[start]

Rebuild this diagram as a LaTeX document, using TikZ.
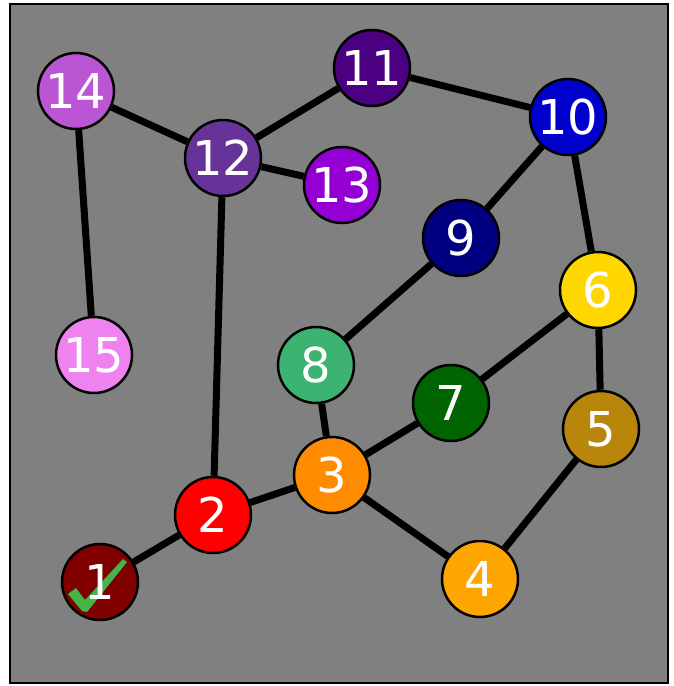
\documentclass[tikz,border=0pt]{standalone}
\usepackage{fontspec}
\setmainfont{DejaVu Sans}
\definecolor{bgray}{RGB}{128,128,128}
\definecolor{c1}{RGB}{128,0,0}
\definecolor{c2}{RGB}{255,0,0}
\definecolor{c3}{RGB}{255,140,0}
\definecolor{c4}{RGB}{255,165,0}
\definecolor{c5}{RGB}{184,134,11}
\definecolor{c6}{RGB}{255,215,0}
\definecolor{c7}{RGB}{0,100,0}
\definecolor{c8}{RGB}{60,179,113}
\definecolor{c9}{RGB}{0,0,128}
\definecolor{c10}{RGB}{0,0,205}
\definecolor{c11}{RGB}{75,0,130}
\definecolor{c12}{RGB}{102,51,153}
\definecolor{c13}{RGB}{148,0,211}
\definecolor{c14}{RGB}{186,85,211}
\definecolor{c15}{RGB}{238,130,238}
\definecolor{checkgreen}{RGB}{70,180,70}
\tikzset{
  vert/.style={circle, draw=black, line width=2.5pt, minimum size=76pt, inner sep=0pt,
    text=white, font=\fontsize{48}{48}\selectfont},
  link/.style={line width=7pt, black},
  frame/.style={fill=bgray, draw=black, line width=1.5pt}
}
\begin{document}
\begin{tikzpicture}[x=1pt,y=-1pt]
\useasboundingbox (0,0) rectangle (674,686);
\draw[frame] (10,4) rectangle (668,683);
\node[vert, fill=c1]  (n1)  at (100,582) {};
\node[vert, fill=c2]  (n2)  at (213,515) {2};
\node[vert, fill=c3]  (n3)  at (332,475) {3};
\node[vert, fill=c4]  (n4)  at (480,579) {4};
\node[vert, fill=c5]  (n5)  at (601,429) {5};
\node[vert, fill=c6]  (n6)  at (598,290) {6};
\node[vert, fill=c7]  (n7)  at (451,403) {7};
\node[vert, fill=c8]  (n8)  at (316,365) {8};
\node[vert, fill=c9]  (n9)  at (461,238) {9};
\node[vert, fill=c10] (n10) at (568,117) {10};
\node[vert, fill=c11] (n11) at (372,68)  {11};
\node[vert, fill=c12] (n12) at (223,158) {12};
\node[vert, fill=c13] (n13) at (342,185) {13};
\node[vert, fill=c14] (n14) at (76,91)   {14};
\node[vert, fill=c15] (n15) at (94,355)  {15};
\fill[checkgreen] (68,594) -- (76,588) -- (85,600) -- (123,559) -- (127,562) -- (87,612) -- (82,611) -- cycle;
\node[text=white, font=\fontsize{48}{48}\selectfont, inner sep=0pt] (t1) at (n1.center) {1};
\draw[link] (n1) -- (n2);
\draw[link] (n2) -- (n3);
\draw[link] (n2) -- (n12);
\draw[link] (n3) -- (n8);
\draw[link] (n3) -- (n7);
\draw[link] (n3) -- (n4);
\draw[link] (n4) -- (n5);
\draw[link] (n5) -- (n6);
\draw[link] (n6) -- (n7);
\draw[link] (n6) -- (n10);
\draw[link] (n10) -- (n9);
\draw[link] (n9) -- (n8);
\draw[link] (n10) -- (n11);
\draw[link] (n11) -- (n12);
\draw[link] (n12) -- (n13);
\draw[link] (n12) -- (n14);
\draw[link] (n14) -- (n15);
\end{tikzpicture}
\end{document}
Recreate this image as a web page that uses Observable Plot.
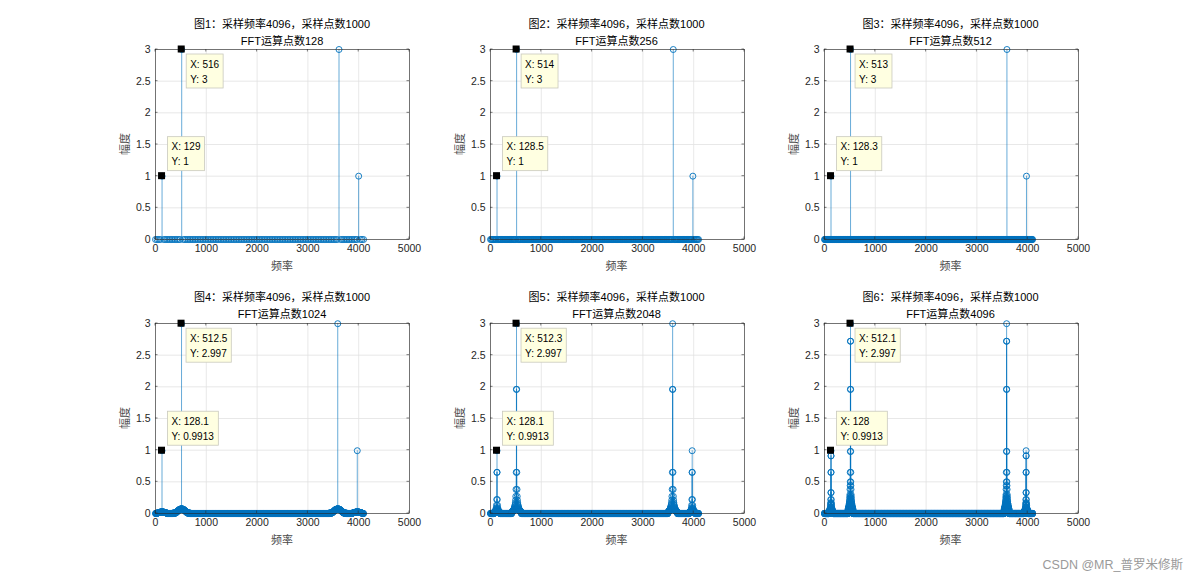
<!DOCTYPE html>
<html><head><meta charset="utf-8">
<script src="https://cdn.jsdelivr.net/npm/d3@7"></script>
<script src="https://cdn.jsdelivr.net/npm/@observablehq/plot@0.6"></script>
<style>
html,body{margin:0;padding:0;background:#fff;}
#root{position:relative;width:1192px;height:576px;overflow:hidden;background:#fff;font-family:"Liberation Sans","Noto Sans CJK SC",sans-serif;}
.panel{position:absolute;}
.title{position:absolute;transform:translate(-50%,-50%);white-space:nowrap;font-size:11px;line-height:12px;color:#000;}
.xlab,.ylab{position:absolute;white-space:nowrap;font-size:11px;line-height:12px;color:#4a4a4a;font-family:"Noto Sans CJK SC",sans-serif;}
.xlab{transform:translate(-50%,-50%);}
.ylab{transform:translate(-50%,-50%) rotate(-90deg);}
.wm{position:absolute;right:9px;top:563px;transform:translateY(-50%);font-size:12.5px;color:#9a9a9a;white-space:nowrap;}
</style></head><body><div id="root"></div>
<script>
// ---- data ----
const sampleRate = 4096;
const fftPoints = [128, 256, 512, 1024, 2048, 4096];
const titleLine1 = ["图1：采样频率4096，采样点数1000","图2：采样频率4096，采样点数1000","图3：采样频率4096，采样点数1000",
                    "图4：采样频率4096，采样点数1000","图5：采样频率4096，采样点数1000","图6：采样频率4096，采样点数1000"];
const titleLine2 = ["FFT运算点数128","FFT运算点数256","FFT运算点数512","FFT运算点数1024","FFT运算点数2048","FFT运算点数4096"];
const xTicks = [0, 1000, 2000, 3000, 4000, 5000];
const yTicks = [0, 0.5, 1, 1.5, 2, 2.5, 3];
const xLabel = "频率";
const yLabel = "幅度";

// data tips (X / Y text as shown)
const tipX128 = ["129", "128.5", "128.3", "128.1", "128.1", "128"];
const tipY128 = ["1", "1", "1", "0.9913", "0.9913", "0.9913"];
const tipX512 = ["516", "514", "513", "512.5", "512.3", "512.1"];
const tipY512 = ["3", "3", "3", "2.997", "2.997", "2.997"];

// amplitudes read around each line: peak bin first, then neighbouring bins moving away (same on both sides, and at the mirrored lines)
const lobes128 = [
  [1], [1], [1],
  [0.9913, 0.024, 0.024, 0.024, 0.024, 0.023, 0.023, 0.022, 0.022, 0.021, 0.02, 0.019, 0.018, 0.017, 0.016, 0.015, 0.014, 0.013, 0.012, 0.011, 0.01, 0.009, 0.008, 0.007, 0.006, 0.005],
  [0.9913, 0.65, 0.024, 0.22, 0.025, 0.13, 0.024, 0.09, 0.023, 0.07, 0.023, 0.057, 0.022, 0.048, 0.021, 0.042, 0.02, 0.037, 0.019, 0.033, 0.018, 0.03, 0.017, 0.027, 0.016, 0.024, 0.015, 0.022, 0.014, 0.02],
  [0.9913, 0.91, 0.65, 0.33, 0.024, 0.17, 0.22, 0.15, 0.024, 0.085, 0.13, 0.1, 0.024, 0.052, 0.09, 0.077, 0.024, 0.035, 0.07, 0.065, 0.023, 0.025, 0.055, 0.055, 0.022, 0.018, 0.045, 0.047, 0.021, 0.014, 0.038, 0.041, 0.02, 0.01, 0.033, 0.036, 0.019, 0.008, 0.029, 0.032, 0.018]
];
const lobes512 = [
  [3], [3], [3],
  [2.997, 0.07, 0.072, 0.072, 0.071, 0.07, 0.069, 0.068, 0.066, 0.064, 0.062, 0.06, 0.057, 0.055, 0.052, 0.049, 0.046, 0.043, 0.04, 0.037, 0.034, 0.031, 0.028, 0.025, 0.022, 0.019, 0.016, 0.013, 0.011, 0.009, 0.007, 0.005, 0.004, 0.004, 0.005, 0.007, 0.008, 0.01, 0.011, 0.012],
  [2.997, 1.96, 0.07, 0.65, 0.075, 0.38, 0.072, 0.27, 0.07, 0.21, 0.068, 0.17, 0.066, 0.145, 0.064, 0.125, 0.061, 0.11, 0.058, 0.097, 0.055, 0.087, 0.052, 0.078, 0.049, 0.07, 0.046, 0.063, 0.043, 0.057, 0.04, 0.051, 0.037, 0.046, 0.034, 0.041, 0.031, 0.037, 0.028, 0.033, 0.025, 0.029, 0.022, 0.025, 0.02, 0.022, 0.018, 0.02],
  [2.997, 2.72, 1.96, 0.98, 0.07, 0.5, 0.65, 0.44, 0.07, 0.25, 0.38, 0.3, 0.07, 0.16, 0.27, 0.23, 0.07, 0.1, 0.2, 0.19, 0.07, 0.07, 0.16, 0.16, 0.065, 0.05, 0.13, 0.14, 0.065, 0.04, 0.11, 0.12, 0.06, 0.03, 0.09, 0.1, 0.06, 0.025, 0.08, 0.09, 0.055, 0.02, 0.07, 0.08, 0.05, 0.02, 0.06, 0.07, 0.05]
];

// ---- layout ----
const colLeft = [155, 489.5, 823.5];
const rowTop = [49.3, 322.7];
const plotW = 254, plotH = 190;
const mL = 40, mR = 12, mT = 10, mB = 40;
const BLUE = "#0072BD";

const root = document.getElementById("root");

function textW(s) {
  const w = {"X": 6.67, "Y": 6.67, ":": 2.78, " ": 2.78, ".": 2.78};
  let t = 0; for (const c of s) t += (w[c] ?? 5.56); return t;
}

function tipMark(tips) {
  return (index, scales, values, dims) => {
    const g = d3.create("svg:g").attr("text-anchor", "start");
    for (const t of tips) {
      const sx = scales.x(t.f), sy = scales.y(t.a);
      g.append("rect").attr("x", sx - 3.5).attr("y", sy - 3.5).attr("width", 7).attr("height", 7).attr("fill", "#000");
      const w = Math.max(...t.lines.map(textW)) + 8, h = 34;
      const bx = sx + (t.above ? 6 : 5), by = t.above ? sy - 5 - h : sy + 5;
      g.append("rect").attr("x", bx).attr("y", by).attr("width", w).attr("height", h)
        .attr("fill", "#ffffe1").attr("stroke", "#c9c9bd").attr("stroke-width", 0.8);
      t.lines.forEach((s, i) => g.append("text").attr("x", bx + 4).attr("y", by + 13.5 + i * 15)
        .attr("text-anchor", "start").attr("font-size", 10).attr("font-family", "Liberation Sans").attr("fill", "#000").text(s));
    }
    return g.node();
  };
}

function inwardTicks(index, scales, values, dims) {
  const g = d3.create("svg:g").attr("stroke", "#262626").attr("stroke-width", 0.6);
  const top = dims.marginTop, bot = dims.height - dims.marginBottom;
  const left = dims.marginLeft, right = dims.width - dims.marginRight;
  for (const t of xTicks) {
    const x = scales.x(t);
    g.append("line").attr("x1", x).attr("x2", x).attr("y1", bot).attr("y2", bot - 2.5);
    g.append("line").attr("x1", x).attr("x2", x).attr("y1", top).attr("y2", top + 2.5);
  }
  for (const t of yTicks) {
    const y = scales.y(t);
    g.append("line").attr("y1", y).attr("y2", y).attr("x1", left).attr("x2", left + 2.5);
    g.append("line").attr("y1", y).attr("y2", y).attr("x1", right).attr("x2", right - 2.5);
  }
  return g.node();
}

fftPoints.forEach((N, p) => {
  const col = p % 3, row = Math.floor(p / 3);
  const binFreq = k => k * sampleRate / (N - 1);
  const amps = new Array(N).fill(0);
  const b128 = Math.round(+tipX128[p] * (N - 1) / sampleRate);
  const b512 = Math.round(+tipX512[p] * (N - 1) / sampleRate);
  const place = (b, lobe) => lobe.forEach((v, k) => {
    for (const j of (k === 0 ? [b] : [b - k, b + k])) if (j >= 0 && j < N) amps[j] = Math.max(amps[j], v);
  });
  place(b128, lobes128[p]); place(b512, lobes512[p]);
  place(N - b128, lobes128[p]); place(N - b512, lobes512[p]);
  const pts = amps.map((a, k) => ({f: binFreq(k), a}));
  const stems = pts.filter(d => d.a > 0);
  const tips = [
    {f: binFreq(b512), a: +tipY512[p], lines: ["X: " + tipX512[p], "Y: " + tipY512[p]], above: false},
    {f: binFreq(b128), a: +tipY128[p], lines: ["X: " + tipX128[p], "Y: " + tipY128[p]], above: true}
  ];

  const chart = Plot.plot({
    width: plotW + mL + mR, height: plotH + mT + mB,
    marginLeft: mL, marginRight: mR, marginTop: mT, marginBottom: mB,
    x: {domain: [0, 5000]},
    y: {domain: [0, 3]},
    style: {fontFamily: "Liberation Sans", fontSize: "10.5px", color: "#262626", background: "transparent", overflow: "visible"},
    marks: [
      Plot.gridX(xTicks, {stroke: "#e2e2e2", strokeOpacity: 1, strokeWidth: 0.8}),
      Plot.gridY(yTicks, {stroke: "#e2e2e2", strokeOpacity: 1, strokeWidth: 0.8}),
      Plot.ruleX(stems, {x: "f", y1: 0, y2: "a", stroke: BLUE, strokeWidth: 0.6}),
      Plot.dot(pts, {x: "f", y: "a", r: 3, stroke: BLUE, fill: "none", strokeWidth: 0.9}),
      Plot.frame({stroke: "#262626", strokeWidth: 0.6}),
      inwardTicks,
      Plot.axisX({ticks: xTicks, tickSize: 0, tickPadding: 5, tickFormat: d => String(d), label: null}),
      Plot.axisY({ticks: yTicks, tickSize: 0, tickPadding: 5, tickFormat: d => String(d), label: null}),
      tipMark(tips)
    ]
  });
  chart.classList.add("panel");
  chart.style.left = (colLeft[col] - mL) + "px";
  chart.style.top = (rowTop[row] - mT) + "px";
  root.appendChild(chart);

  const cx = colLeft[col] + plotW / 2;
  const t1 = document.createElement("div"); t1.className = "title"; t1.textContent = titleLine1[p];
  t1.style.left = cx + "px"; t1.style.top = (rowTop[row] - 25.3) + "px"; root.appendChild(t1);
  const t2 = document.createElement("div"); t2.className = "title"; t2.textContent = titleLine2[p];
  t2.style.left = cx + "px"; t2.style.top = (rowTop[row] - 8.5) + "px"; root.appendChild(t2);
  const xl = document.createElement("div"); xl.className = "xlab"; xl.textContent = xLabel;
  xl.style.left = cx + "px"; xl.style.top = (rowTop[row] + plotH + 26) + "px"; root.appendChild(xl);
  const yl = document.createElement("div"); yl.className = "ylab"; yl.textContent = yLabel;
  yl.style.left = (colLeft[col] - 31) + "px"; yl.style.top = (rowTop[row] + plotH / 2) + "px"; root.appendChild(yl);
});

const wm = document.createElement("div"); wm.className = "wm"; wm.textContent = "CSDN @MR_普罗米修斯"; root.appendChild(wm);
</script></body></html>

[end]

* [TASK REQUIREMENTS]:
Copy out every line in the entries above that holds "this".

* [RESPONSE TO THE EXERCISE]:
Rebuild this diagram as a LaTeX document, using TikZ.
Recreate this image as a web page that uses Observable Plot.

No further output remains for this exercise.